In the early years of the nation, counterfeiting was a crime punishable by death. Benjamin Franklin, who also printed money for a short time actually put the phrase, "to counterfeit is death" on his money. Counterfeiting was and is considered a threat to the economic stability of a nation.
Early in the nation's history, before the U.S. Mint was established, many colonies printed their own money. Foreign money was often used and much of it was easily counterfeited. To combat this, the U.S. Mint and Secret Service were created.
The most counterfeited denomination of money is the $20 bill followed by the $100. In foreign countries, the U.S. $100 is the most frequently counterfeited. As of 2005, the U.S. Secret Service reported: "foreign seizures totaling $37.9 million in counterfeit U.S. currency and foreign passing totaling $4.8 million in counterfeit U.S. currency." Coins are also still counterfeited, although today they are most likely to be fakes of rare and valuable coins.
The U.S. Bureau of Engraving and Printing
2012 celebrates the 150th anniversary of The U.S. Bureau of Engraving and Printing. As a part of the U.S Treasury Department, this Bureau oversees the U.S. Mints nationwide. It prints 37 million bills a day, or $696 million dollars. This amount doesn't reflect 'new money.' Ninety-five percent of this is printed to replace currency already in circulation. The U.S. dollar is the most widely used currency in international transactions.
All this printing requires 18-tons of ink per day. The paper and the ink currently used to print money is the exact same that was used during the Civil war and is not paper, but a cotton blend. While this is very impressive, the Monopoly game actually prints more money annually. Nine engravers produce all the plates used to print money, and all those plates are engraved in reverse.

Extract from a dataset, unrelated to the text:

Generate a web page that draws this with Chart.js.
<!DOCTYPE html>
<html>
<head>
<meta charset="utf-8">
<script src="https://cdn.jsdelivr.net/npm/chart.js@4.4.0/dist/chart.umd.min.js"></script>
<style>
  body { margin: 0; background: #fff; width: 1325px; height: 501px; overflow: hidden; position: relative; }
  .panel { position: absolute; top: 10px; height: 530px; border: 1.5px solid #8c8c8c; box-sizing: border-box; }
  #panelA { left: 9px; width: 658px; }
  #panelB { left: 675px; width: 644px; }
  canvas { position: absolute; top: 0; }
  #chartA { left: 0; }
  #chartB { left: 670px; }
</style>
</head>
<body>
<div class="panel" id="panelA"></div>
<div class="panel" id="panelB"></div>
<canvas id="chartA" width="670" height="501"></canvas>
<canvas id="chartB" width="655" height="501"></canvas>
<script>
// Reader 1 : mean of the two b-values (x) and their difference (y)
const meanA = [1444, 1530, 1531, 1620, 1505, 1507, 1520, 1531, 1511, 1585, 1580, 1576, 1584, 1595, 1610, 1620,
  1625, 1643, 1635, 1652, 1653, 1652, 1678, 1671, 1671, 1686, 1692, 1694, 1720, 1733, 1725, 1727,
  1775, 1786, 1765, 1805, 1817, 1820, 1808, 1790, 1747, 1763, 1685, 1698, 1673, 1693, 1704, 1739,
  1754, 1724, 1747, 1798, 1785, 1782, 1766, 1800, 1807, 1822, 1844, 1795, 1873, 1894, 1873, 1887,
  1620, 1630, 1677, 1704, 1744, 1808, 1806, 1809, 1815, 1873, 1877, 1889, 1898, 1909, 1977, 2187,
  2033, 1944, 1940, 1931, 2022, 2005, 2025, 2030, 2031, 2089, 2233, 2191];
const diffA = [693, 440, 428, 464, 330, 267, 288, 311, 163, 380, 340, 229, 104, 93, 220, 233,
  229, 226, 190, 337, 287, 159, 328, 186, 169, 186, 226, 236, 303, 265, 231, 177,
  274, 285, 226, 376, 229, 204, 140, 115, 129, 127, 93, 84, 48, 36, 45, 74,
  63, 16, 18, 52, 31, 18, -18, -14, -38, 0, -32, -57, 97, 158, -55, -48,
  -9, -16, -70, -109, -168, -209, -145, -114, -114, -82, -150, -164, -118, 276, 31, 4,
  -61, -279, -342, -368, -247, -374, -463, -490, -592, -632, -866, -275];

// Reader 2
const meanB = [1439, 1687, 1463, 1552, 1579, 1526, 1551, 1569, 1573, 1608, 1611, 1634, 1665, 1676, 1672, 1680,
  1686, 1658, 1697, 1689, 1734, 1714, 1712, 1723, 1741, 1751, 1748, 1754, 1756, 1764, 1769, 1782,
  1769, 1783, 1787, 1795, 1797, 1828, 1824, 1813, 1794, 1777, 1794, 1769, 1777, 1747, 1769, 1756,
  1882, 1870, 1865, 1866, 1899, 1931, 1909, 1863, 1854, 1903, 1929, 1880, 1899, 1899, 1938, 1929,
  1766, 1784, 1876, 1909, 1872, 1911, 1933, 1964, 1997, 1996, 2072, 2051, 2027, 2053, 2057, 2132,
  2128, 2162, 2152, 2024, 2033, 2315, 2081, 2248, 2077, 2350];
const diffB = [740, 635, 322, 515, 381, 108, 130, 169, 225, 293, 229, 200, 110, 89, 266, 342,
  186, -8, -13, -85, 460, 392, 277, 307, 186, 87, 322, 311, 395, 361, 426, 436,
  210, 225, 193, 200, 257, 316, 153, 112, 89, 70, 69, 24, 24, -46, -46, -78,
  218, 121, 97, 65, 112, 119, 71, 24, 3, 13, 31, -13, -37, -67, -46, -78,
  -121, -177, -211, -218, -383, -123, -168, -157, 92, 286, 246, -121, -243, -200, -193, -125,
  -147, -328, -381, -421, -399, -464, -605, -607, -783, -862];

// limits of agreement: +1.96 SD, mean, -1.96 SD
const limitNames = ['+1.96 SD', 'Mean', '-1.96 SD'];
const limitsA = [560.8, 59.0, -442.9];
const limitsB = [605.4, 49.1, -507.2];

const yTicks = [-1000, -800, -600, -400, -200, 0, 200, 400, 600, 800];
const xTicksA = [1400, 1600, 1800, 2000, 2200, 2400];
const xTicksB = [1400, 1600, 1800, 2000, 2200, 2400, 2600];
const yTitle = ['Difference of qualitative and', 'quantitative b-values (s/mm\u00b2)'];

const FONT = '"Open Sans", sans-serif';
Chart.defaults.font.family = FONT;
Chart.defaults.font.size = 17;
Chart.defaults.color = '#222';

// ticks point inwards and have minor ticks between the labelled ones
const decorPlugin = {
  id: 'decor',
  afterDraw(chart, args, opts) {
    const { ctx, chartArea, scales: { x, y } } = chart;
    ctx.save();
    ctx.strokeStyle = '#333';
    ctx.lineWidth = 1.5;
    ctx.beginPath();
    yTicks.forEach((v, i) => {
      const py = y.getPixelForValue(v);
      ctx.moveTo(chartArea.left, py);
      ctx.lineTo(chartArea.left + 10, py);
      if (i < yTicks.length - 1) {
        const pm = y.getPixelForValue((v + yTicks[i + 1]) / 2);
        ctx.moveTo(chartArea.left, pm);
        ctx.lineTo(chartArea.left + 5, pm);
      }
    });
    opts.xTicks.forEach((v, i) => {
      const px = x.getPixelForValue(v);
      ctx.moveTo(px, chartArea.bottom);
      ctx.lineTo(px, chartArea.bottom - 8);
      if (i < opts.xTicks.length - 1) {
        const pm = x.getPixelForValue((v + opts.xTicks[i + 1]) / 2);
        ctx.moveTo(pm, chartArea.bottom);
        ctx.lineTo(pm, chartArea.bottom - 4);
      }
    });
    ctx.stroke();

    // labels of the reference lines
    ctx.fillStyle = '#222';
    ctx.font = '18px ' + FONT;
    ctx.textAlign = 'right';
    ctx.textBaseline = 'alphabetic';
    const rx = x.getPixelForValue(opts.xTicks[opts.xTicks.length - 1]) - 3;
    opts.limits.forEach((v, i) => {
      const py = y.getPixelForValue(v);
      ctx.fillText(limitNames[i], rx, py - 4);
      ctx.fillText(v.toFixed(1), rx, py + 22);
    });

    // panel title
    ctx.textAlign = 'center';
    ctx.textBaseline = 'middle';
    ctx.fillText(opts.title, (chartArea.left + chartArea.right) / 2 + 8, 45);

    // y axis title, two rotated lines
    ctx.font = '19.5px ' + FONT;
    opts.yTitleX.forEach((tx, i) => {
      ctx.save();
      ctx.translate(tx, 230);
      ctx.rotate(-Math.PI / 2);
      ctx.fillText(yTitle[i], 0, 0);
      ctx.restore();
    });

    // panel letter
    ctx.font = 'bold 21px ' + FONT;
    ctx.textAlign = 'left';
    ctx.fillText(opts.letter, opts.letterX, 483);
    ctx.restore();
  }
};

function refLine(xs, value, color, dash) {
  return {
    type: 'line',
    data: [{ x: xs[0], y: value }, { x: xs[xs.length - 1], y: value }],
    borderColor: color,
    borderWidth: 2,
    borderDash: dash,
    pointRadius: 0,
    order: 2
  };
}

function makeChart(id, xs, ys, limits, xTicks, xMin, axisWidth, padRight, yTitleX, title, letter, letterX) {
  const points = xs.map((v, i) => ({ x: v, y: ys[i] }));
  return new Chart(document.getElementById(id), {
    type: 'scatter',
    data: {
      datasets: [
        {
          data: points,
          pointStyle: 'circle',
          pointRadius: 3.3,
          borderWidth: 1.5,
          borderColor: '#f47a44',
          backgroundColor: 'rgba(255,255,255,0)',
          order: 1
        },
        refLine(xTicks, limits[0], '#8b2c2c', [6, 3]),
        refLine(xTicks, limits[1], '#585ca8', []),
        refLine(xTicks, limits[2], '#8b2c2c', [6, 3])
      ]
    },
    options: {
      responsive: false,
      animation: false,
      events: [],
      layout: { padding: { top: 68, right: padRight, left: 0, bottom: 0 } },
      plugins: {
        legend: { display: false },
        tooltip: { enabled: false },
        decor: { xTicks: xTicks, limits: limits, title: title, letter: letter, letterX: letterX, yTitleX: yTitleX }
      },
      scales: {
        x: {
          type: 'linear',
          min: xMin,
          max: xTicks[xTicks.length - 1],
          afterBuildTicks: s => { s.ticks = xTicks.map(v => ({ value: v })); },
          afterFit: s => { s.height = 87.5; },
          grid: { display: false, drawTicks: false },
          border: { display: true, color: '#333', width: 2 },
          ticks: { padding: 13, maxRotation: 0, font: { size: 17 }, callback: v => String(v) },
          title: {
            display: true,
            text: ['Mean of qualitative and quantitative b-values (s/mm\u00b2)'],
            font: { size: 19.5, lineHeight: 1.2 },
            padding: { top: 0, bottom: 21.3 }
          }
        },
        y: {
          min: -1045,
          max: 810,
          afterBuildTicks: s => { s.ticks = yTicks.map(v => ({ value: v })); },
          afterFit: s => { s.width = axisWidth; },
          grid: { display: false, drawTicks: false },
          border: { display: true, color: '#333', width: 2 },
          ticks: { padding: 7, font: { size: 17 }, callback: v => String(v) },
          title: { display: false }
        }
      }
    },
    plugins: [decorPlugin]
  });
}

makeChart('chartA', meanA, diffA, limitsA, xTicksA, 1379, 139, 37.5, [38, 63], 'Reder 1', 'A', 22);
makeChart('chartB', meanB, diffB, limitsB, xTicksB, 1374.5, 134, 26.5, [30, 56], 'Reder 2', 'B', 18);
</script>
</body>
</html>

The U.S. Mint was the very first federal building built by the U.S. Government and first struck coins in 1793, using a decimal system created by Thomas Jefferson. The U.S.'s largest mint is located in Philadelphia and covers five acres. The San Francisco mint was one of the few buildings that survived that city's great earthquake of 1906.

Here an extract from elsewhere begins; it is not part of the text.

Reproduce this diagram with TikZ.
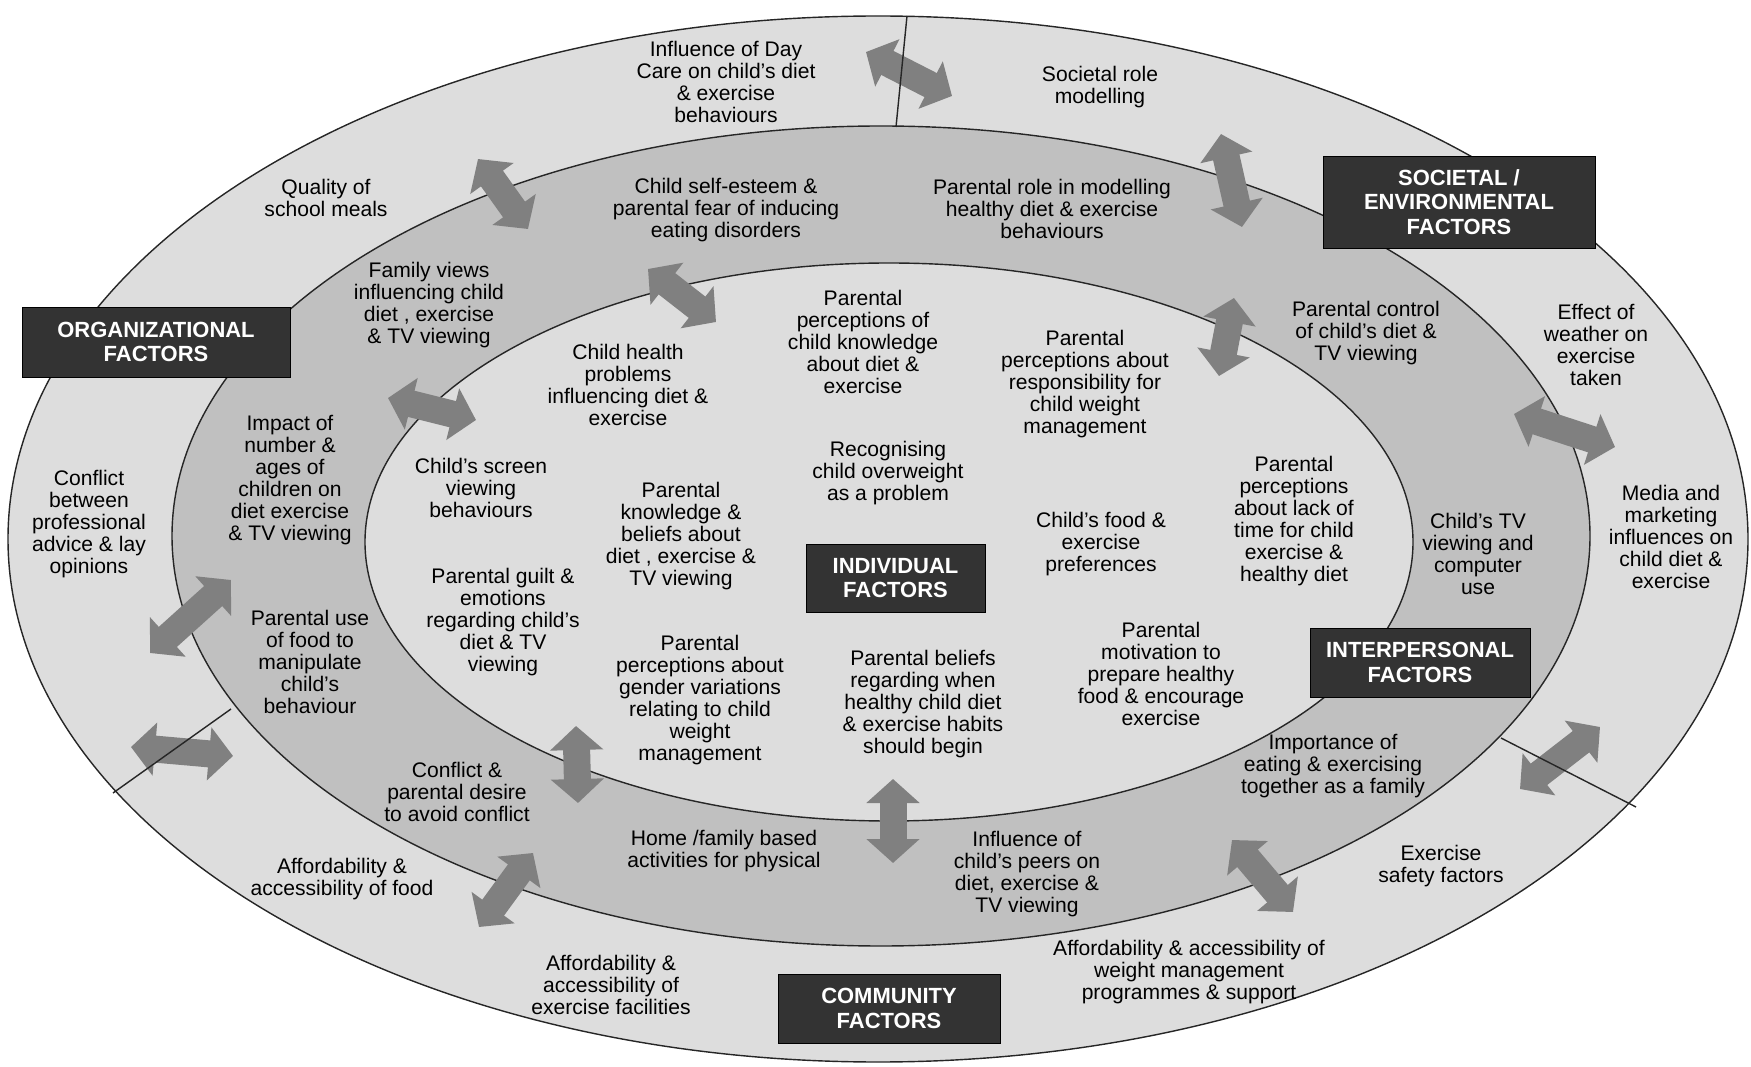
\documentclass[tikz,border=0pt]{standalone}
\usepackage{fontspec}
\setmainfont{Liberation Sans}
\usepackage{tikz}
\usetikzlibrary{arrows.meta}

\definecolor{ringlight}{RGB}{221,221,221}
\definecolor{ringmid}{RGB}{192,192,192}
\definecolor{arrowgray}{RGB}{128,128,128}
\definecolor{boxgray}{RGB}{51,51,51}

\begin{document}
\begin{tikzpicture}[
    x=0.2mm, y=-0.2mm,
    every node/.style={font=\fontsize{12}{12.5}\selectfont},
    txt/.style={align=center,inner sep=0pt},
    fbox/.style={draw=black,fill=boxgray,text=white,align=center,inner sep=0pt,
                 font=\fontsize{12.5}{14}\selectfont\bfseries},
    dbl/.style={draw=arrowgray,line width=5.4mm,
                {Triangle[length=4.8mm,width=10.4mm]}-{Triangle[length=4.8mm,width=10.4mm]}},
    rim/.style={draw=black!85,line width=0.8pt},
  ]
  \useasboundingbox (0,0) rectangle (1751,1067);

  % -- the three rings --
  \filldraw[rim,fill=ringlight] (878,539) ellipse [x radius=870,y radius=523];
  \filldraw[rim,fill=ringmid]   (881,536) ellipse [x radius=709,y radius=410];
  \filldraw[rim,fill=ringlight] (889,542) ellipse [x radius=524,y radius=279];

  % -- two-way influences across the rings --
  \foreach \xa/\ya/\xb/\yb in {866/52/952/96, 478/159/528/229, 1221/134/1242/227,
      648/269/716/322, 1234/298/1219/376, 388/398/476/420, 1514/414/1615/447,
      150/653/231/580, 131/747/233/756, 576/726/578/803, 533/853/479/927,
      893/779/893/863, 1232/840/1293/912, 1600/727/1520/789}
    \draw[dbl] (\xa,\ya) -- (\xb,\yb);

  % -- splits of the outer ring --
  \draw[rim] (907,16) -- (896,127);
  \draw[rim] (231,709) -- (113,793);
  \draw[rim] (1501,738) -- (1636,807);

  % -- outer ring --
  \node[txt] (daycare) at (726,82) {Influence of Day\\Care on child's diet\\\& exercise\\behaviours};
  \node[txt] (rolemod) at (1100,87) {Societal role\\modelling};
  \node[txt] (meals) at (326,198) {Quality of\\school meals};
  \node[txt] (weather) at (1596,345) {Effect of\\weather on\\exercise\\taken};
  \node[txt] (advice) at (89,524) {Conflict\\between\\professional\\advice \& lay\\opinions};
  \node[txt] (media) at (1671,537) {Media and\\marketing\\influences on\\child diet \&\\exercise};
  \node[txt] (foodacc) at (342,879) {Affordability \&\\accessibility of food};
  \node[txt] (safety) at (1441,866) {Exercise\\safety factors};
  \node[txt] (facil) at (611,985) {Affordability \&\\accessibility of\\exercise facilities};
  \node[txt] (progs) at (1189,972) {Affordability \& accessibility of\\weight management\\programmes \& support};

  % -- middle ring --
  \node[txt] (esteem) at (726,210) {Child self-esteem \&\\parental fear of inducing\\eating disorders};
  \node[txt] (parrole) at (1052,209) {Parental role in modelling\\healthy diet \& exercise\\behaviours};
  \node[txt] (famviews) at (429,305) {Family views\\influencing child\\diet , exercise\\\& TV viewing};
  \node[txt] (control) at (1366,333) {Parental control\\of child's diet \&\\TV viewing};
  \node[txt] (siblings) at (290,480) {Impact of\\number \&\\ages of\\children on\\diet exercise\\\& TV viewing};
  \node[txt] (tvuse) at (1478,554) {Child's TV\\viewing and\\computer\\use};
  \node[txt] (foodmanip) at (310,662) {Parental use\\of food to\\manipulate\\child's\\behaviour};
  \node[txt] (conflict) at (457,792) {Conflict \&\\parental desire\\to avoid conflict};
  \node[txt] (together) at (1333,766) {Importance of\\eating \& exercising\\together as a family};
  \node[txt] (homeact) at (724,851) {Home /family based\\activities for physical};
  \node[txt] (peers) at (1027,874) {Influence of\\child's peers on\\diet, exercise \&\\TV viewing};

  % -- inner ring --
  \node[txt] (knowl) at (863,342) {Parental\\perceptions of\\child knowledge\\about diet \&\\exercise};
  \node[txt] (respons) at (1085,384) {Parental\\perceptions about\\responsibility for\\child weight\\management};
  \node[txt] (health) at (628,385) {Child health\\problems\\influencing diet \&\\exercise};
  \node[txt] (screen) at (481,488) {Child's screen\\viewing\\behaviours};
  \node[txt] (recog) at (888,473) {Recognising\\child overweight\\as a problem};
  \node[txt] (lacktime) at (1294,521) {Parental\\perceptions\\about lack of\\time for child\\exercise \&\\healthy diet};
  \node[txt] (beliefs) at (681,536) {Parental\\knowledge \&\\beliefs about\\diet , exercise \&\\TV viewing};
  \node[txt] (prefs) at (1101,544) {Child's food \&\\exercise\\preferences};
  \node[txt] (guilt) at (503,622) {Parental guilt \&\\emotions\\regarding child's\\diet \& TV\\viewing};
  \node[txt] (gender) at (700,700) {Parental\\perceptions about\\gender variations\\relating to child\\weight\\management};
  \node[txt] (habits) at (923,704) {Parental beliefs\\regarding when\\healthy child diet\\\& exercise habits\\should begin};
  \node[txt] (motiv) at (1161,674) {Parental\\motivation to\\prepare healthy\\food \& encourage\\exercise};

  % -- level labels --
  \node[fbox,minimum width=53.6mm,minimum height=14mm] (org) at (156,342) {ORGANIZATIONAL\\FACTORS};
  \node[fbox,minimum width=54.4mm,minimum height=18.4mm] (soc) at (1459,202) {SOCIETAL /\\ENVIRONMENTAL\\FACTORS};
  \node[fbox,minimum width=35.8mm,minimum height=13.6mm] (ind) at (895.5,578) {INDIVIDUAL\\FACTORS};
  \node[fbox,minimum width=44mm,minimum height=13.8mm] (inter) at (1420,662.5) {INTERPERSONAL\\FACTORS};
  \node[fbox,minimum width=44.4mm,minimum height=13.8mm] (comm) at (889,1008.5) {COMMUNITY\\FACTORS};
\end{tikzpicture}
\end{document}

If the U.S. Mint makes money (a profit), so does the entire country. This profit is called seigniorage. Simply put, if a quarter takes just a few cents to make, but it's value is 25 cents, then it creates a profit. That profit is then used to help fund the U.S. Government.

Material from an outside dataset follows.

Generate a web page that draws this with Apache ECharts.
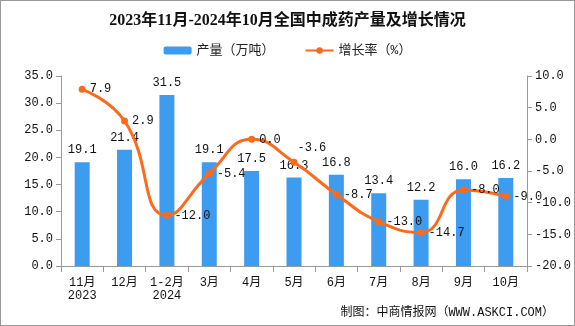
<!DOCTYPE html>
<html><head><meta charset="utf-8">
<script src="https://cdn.jsdelivr.net/npm/echarts@6/dist/echarts.min.js"></script>
<style>html,body{margin:0;padding:0;background:#fff}#c{width:575px;height:326px;box-sizing:border-box;border:1px solid #999}</style>
</head><body><div id="c"></div>
<script>
const categories = ['11月\n2023','12月','1-2月\n2024','3月','4月','5月','6月','7月','8月','9月','10月'];
const output = [19.1, 21.4, 31.5, 19.1, 17.5, 16.3, 16.8, 13.4, 12.2, 16.0, 16.2];
const growth = [7.9, 2.9, -12.0, -5.4, 0.0, -3.6, -8.7, -13.0, -14.7, -8.0, -9.0];
const leftTicks = {min: 0, max: 35, interval: 5};
const rightTicks = {min: -20, max: 10, interval: 5};

const font = "'Liberation Mono','DejaVu Sans Mono','Noto Sans CJK SC',monospace";
const growthData = growth.map((v, i) => i === 5 ? {value: v, label: {offset: [-4, -14]}} : v);
const chart = echarts.init(document.getElementById('c'));
chart.setOption({
  animation: false,
  title: {text: '2023年11月-2024年10月全国中成药产量及增长情况', left: 'center', top: 7,
    textStyle: {fontSize: 16, fontWeight: 'bold', color: '#111', fontFamily: "'Liberation Serif','Noto Sans CJK SC',serif"}},
  legend: {top: 38, left: 'center', itemGap: 30, itemWidth: 28, itemHeight: 8,
    textStyle: {fontSize: 13, color: '#222', fontFamily: font},
    data: [{name: '产量（万吨）'}, {name: '增长率（%）'}]},
  grid: {left: 60, right: 47, top: 75, bottom: 59},
  xAxis: {type: 'category', data: categories,
    axisLine: {lineStyle: {color: '#999'}},
    axisTick: {show: true, length: 6, lineStyle: {color: '#999'}},
    axisLabel: {color: '#111', fontSize: 12, fontFamily: font, margin: 10, lineHeight: 13, interval: 0}},
  yAxis: [
    {type: 'value', min: leftTicks.min, max: leftTicks.max, interval: leftTicks.interval,
      splitLine: {show: false}, axisLine: {show: true, lineStyle: {color: '#999'}},
      axisTick: {show: true, length: 5, lineStyle: {color: '#999'}},
      axisLabel: {color: '#111', fontSize: 12, fontFamily: font, formatter: v => v.toFixed(1)}},
    {type: 'value', min: rightTicks.min, max: rightTicks.max, interval: rightTicks.interval,
      splitLine: {show: false}, axisLine: {show: true, lineStyle: {color: '#999'}},
      axisTick: {show: true, length: 5, lineStyle: {color: '#999'}},
      axisLabel: {color: '#111', fontSize: 12, fontFamily: font, formatter: v => v.toFixed(1)}}
  ],
  series: [
    {name: '产量（万吨）', type: 'bar', data: output, barWidth: 15, itemStyle: {color: '#3d9bf0'},
      label: {show: true, position: 'top', color: '#111', fontSize: 12, fontFamily: font, distance: 6,
        formatter: p => p.value.toFixed(1)}},
    {name: '增长率（%）', type: 'line', yAxisIndex: 1, data: growthData, smooth: true,
      symbol: 'circle', symbolSize: 7, lineStyle: {width: 3, color: '#fd6a1c'}, itemStyle: {color: '#fd6a1c'},
      label: {show: true, position: 'right', color: '#111', fontSize: 12, fontFamily: font, distance: 4,
        formatter: p => p.value.toFixed(1)}}
  ],
  graphic: [{type: 'text', right: 20, bottom: 6,
    style: {text: '制图：中商情报网（WWW.ASKCI.COM）', fontSize: 12, fill: '#111', fontFamily: font}}]
});
</script></body></html>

According to several recent studies, money in your wallet it is some really dirty stuff. The older the bills, the more contaminants that are present, including salmonella and E.coli. Bills that are printed on primarily cotton material were found to have the highest levels of bacteria, where those created on newer, slicker polymers had the least.
In a study conducted by the University of Ballarat in Australia, scientists collected over 1,200 banknotes from various countries worldwide. The results of the study showed: "In the United States, the cleanest dollars hosted just 20 bugs, which the researchers refer to as colony forming units, or CFUs; the dirtiest greenbacks hosted 25,000, which translates to about 128 CFUs per square centimeter."
Most of the bacteria is completely harmless, but there is always the possibility of a few very bad germs lurking on your money. The best advice is to wash your hands after handling cash.
The Bottom Line
Each bill is said to have a story: who held it, what it purchased and who might have saved it. A lot of history, economics and politics follow the money, everywhere.
Money has become the thing most sought out by many. A survey recently concluded that American's have more fantasies about money than sex. It also found that your odds of winning the lottery are roughly 10 million to one. Still, that chance exists, and for many the lure of the money is worth the odds.